I have often wondered though how many coders worldwide are really comparable to a rock star, I guess in terms of standing out as a super creative outlier. So many rockstar wannabes out there in the wild world..
Linus is the only one I can think of given his level of job security. Maybe Woz, but I don't think he doesn't seem to be a professional coder today. Perhaps Stephen Wolfram. Everyone else seems much more disposable than even B-tier rock/pop stars, relatively speaking. Bill doesn't count given he likely hasn't touched any code himself since the 1980s.

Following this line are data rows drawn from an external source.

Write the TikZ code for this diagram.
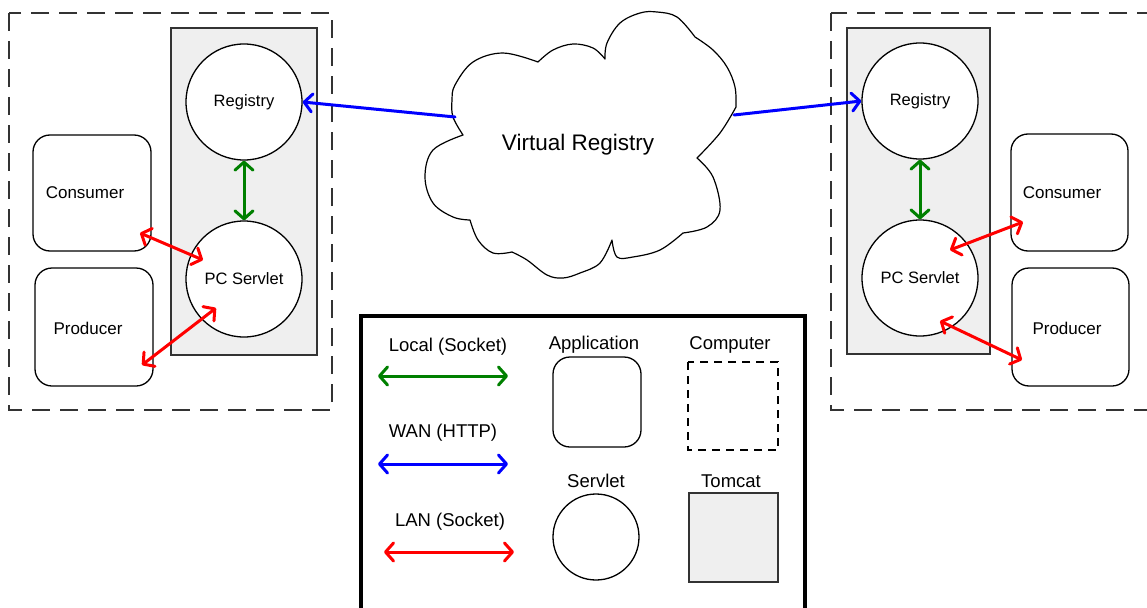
\documentclass[tikz,border=0pt]{standalone}
\usepackage{fontspec}
\setmainfont{Liberation Sans}
\usetikzlibrary{arrows.meta,calc}
\definecolor{tomgray}{HTML}{EFEFEF}
\definecolor{lgreen}{HTML}{008000}
\tikzset{
  comp/.style={draw=black!80, line width=1.3pt, dash pattern=on 18pt off 10pt},
  tomcat/.style={draw=black!80, fill=tomgray, line width=1.2pt, rectangle, inner sep=0pt},
  servlet/.style={draw=black, fill=white, line width=1.3pt, circle, inner sep=0pt, minimum size=116pt, font=\fontsize{16.5}{18}\selectfont},
  appbox/.style={draw=black, fill=white, line width=1.3pt, rectangle, rounded corners=17pt, inner sep=0pt},
  lbl/.style={font=\fontsize{17}{18}\selectfont, inner sep=0pt},
  leg/.style={font=\fontsize{18.5}{20}\selectfont, inner sep=0pt},
  barb/.tip={Straight Barb[length=8pt,width=18pt,line cap=round,line join=round]},
  conn/.style={line width=3pt, line cap=round, barb-barb},
  loc/.style={conn, draw=lgreen},
  wan/.style={conn, draw=blue},
  wan1/.style={line width=3pt, line cap=round, -barb, draw=blue},
  lan/.style={conn, draw=red},
}
\begin{document}
\begin{tikzpicture}[x=1pt,y=-1pt]
\useasboundingbox (0,0) rectangle (1147,607);
% computers
\draw[comp] (9,13) rectangle (332,410);
\draw[comp] (831,13) rectangle (1170,410);
% tomcats
\node[tomcat, minimum width=146pt, minimum height=327pt] (tomL) at (244,191.5) {};
\node[tomcat, minimum width=143pt, minimum height=326pt] (tomR) at (918.5,191) {};
% servlets
\node[servlet] (regL) at (244,102) {Registry};
\node[servlet] (pcL) at (244,279) {PC Servlet};
\node[servlet] (regR) at (920,101) {Registry};
\node[servlet] (pcR) at (920,278) {PC Servlet};
% applications
\node[appbox, minimum width=118pt, minimum height=116pt] (conL) at (92,193) {};
\node[lbl] (conLt) at (85,193) {Consumer};
\node[appbox, minimum width=118pt, minimum height=118pt] (prL) at (94,327) {};
\node[lbl] (prLt) at (88,328) {Producer};
\node[appbox, minimum width=117pt, minimum height=117pt] (conR) at (1069.5,192.5) {};
\node[lbl] (conRt) at (1062,193) {Consumer};
\node[appbox, minimum width=117pt, minimum height=118pt] (prR) at (1070.5,327) {};
\node[lbl] (prRt) at (1067,328) {Producer};
% cloud
\draw[line width=1.2pt, fill=white, line join=round]
  plot[smooth, tension=0.6] coordinates {(463,135) (453,117) (452,100) (455,85) (473,62) (503,53) (538,62)}
  -- plot[smooth, tension=0.6] coordinates {(538,62) (553,50) (573,44) (593,48) (605,59)}
  -- plot[smooth, tension=0.6] coordinates {(605,59) (607,43) (620,23) (640,13) (657,12) (677,17) (695,37)}
  -- plot[smooth, tension=0.6] coordinates {(695,37) (713,50) (727,67) (735,87) (736,107)}
  -- plot[smooth, tension=0.6] coordinates {(736,107) (720,133) (697,158)}
  -- plot[smooth, tension=0.6] coordinates {(697,158) (713,177) (720,210) (707,227) (683,233)}
  -- plot[smooth, tension=0.6] coordinates {(683,233) (660,250) (633,257) (617,257) (612,240)}
  -- plot[smooth, tension=0.6] coordinates {(612,240) (600,263) (580,273) (563,278) (547,275) (527,260) (512,252)}
  -- plot[smooth, tension=0.6] coordinates {(512,252) (493,253) (478,240) (470,220)}
  -- plot[smooth, tension=0.6] coordinates {(470,220) (453,217) (433,203) (425,177) (433,150) (463,135)}
  -- cycle;
\node[font=\fontsize{22.5}{24}\selectfont, inner sep=0pt] (cloud) at (578,145) {Virtual Registry};
\coordinate (cloudL) at (455,117);
\coordinate (cloudR) at (734,115);
% connectors
\draw[wan1] (cloudL) -- (regL.east);
\draw[wan1] (cloudR) -- (regR.west);
\draw[loc] (regL.south) -- (pcL.north);
\draw[loc] (regR.south) -- (pcR.north);
\draw[lan] ($(conL.center)+(48,40)$) -- ($(pcL.center)+(-41,-19)$);
\draw[lan] ($(prL.center)+(48,38)$) -- ($(pcL.center)+(-28,29)$);
\draw[lan] ($(pcR.center)+(30,-28)$) -- ($(conR.center)+(-46.5,29.5)$);
\draw[lan] ($(pcR.center)+(20,43)$) -- ($(prR.center)+(-48.5,33)$);
% legend
\draw[line width=3.5pt] (361,316) rectangle (805,650);
\node[leg] (tLoc) at (448,347) {Local (Socket)};
\coordinate (locA) at (378,376); \coordinate (locB) at (508,376);
\draw[loc] (locA) -- (locB);
\node[leg] (tWan) at (443,433) {WAN (HTTP)};
\coordinate (wanA) at (378,464); \coordinate (wanB) at (508,464);
\draw[wan] (wanA) -- (wanB);
\node[leg] (tLan) at (450,522) {LAN (Socket)};
\coordinate (lanA) at (384,552); \coordinate (lanB) at (514,552);
\draw[lan] (lanA) -- (lanB);
\node[leg] (tApp) at (594,345) {Application};
\node[appbox, minimum width=88pt, minimum height=90pt] (legApp) at (597,402) {};
\node[leg] (tComp) at (730,345) {Computer};
\draw[line width=1.2pt, dash pattern=on 8pt off 6pt] (688,362) rectangle (778,450);
\node[leg] (tServ) at (596,481) {Servlet};
\node[servlet, minimum size=86pt] (legServ) at (596,537) {};
\node[leg] (tTom) at (731,481) {Tomcat};
\node[tomcat, minimum width=89pt, minimum height=89pt] (legTom) at (733.5,537.5) {};
\end{tikzpicture}
\end{document}
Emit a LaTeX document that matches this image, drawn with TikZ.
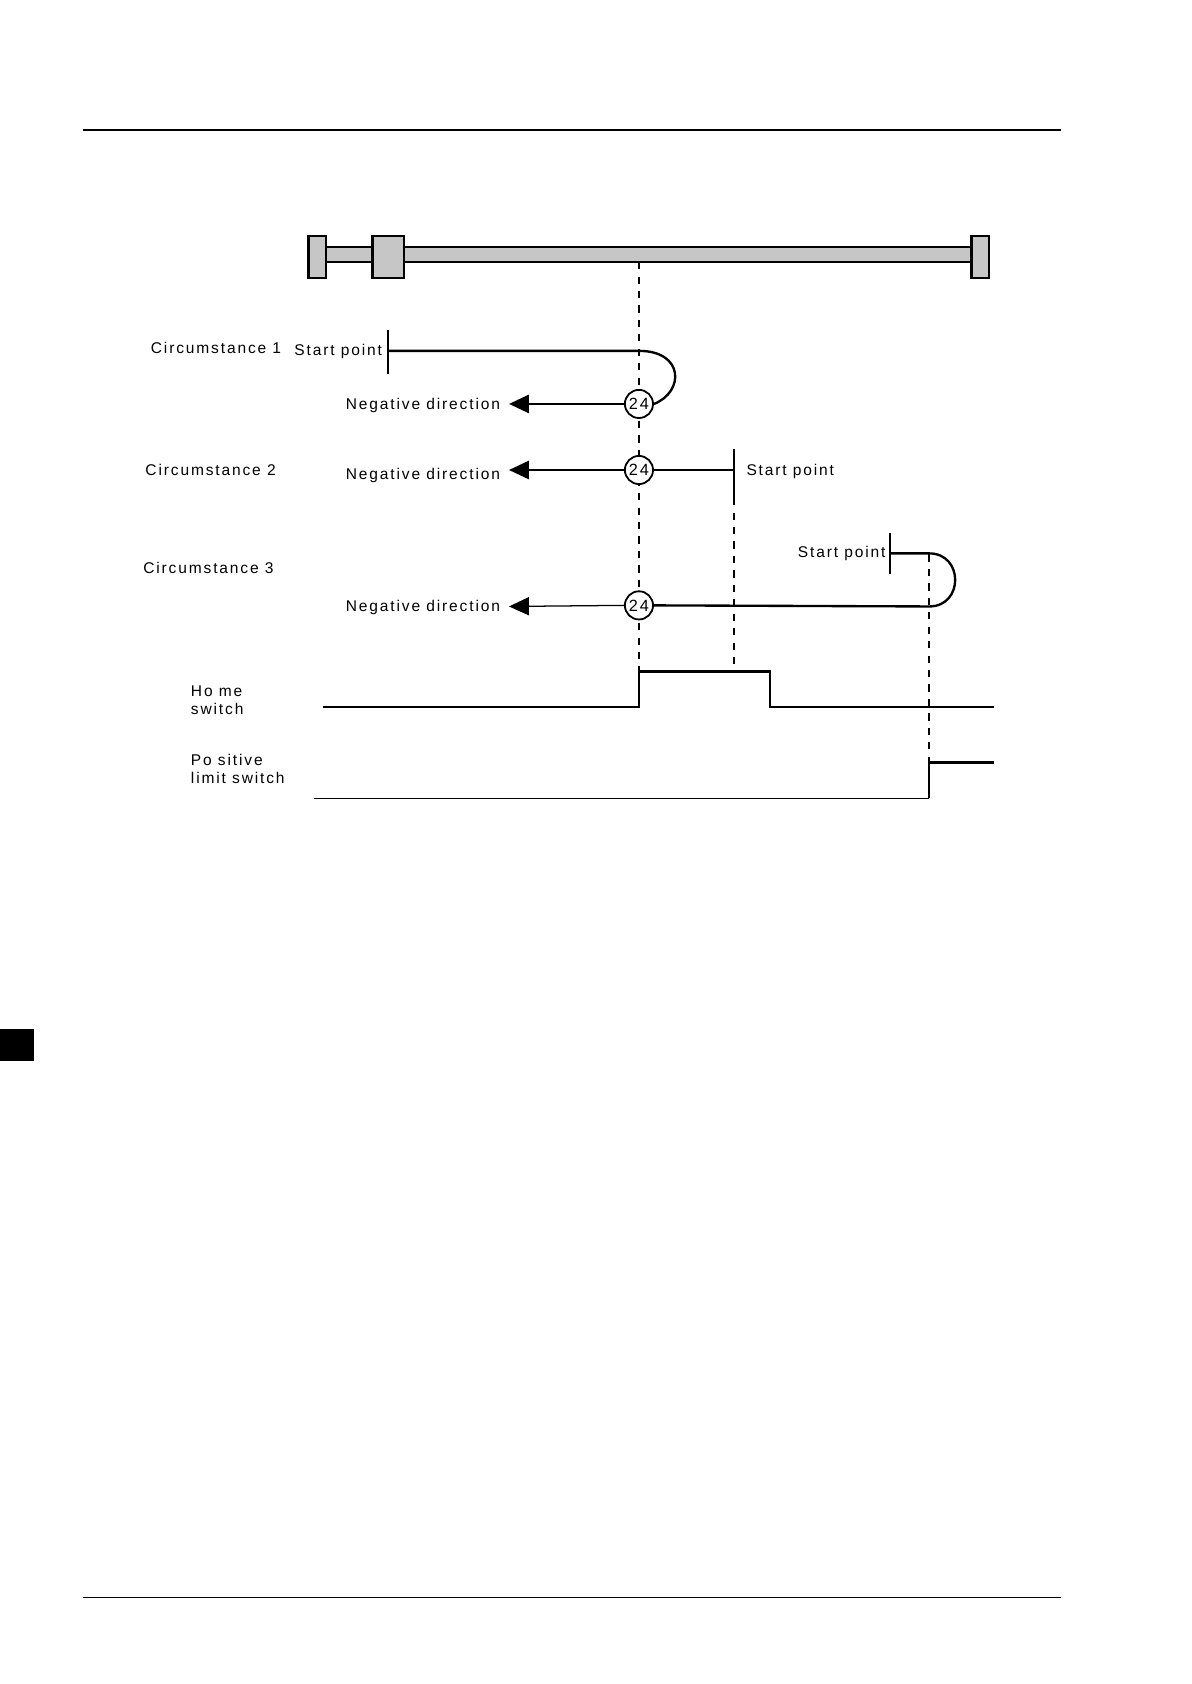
\documentclass[tikz,border=0pt]{standalone}
\usepackage{fontspec}
\setmainfont{Liberation Sans}[LetterSpace=12]
\usetikzlibrary{arrows.meta}
\begin{document}
\begin{tikzpicture}[x=0.6pt,y=-0.6pt,
  thick line/.style={line width=1.3pt},
  thin line/.style={line width=0.7pt},
  dash line/.style={line width=1.3pt,dash pattern=on 4pt off 4pt},
  lbl/.style={font=\fontsize{8.6}{10}\selectfont,inner sep=0pt},
  marker/.style={circle,draw,line width=1pt,fill=white,minimum size=15.6pt,inner sep=0pt,font=\fontsize{9}{10}\selectfont},
  arr/.style={-{Triangle[length=11pt,width=10pt]}},
  block/.style={draw,line width=1.3pt,fill=gray!45}]
\useasboundingbox (0,0) rectangle (1100,1555);
% header / footer
\draw[thin line] (77,120) -- (980,120);
\draw[thin line] (77,1475) -- (980,1475);
\fill (0,950) rectangle (31,980);
% rail
\draw[block] (300,228) rectangle (898,242);
\draw[block] (285,218) rectangle (301,257);
\draw[block] (344,218) rectangle (373,257);
\draw[block] (897,218) rectangle (913,257);
% dashed guides
\draw[dash line] (590,242) -- (590,620);
\draw[dash line] (678,460) -- (678,618);
\draw[dash line] (858,512) -- (858,737);
% Circumstance 1
\node[lbl,anchor=west] (c1) at (139,321) {Circumstance 1};
\node[lbl,anchor=east] (s1) at (353,325) {Start point};
\coordinate (t1a) at (358,305); \coordinate (t1b) at (358,345);
\draw[thick line] (t1a) -- (t1b);
\coordinate (p1) at (358,324); \coordinate (q1) at (590,324);
\node[marker] (m1) at (590,373) {24};
\draw[thick line] (p1) -- (q1) .. controls (632,324) and (632,362) .. (m1.east);
\node[lbl,anchor=east] (n1) at (462,374) {Negative direction};
\coordinate (e1) at (470,373);
\draw[thick line,arr] (m1.west) -- (e1);
% Circumstance 2
\node[lbl,anchor=west] (c2) at (134,434) {Circumstance 2};
\node[marker] (m2) at (590,434) {24};
\node[lbl,anchor=east] (n2) at (462,439) {Negative direction};
\coordinate (e2) at (470,434);
\draw[thick line,arr] (m2.west) -- (e2);
\coordinate (t2) at (678,434);
\draw[thick line] (m2.east) -- (t2);
\draw[thick line] (678,415) -- (678,460);
\node[lbl,anchor=west] (s2) at (689,435) {Start point};
% Circumstance 3
\node[lbl,anchor=west] (c3) at (132,524) {Circumstance 3};
\node[lbl,anchor=east] (s3) at (818,511) {Start point};
\draw[thick line] (822,492) -- (822,530);
\node[marker] (m3) at (590,559) {24};
\coordinate (p3) at (822,511); \coordinate (q3) at (858,511); \coordinate (r3) at (858,560);
\draw[thick line] (p3) -- (q3) .. controls (890,511) and (890,560) .. (r3) -- (m3.east);
\node[lbl,anchor=east] (n3) at (462,561) {Negative direction};
\coordinate (e3) at (470,560);
\draw[thin line,arr] (m3.west) -- (e3);
% Home switch
\node[lbl,anchor=west,align=left] (hs) at (176,647) {Ho me\\switch};
\draw[thick line] (298,653) -- (590,653) -- (590,620) -- (711,620) -- (711,653) -- (918,653);
% Positive limit switch
\node[lbl,anchor=west,align=left] (pl) at (176,710) {Po sitive\\limit switch};
\draw[thin line] (290,737) -- (858,737);
\draw[thick line] (858,737) -- (858,704) -- (918,704);
\end{tikzpicture}
\end{document}
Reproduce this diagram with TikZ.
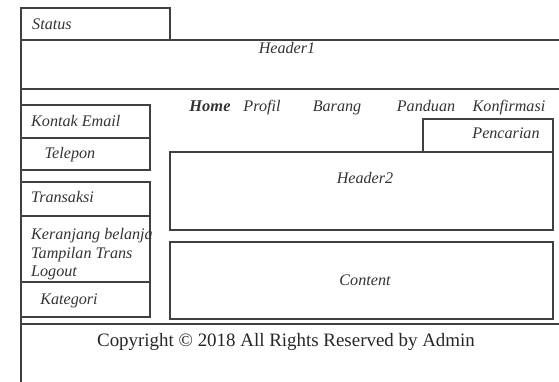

I've heard of multiple language and framework designers who failed to score a job when it really should have been a slam dunk. There might be rockstars among the foot soldiers of tech, but virtually none outside of that.
As others have said, unlimited PTO ultimately means that it's up to the manager to determine if you can take days off. This places 100% of the burden on the manager to be the 'bad guy' who has to say no to a request, thus building in an unnecessary opportunity for conflict into that relationship. There's also a burden on the employee making the request to somehow know if they've taken the right amount of vacation.
PTO is one of those things where, to misuse the quote, 'good fences make good neighbors.' A reasonable set of requirements and limits can reduce the guesswork, preserve relationships, and make it so people actually use their PTO.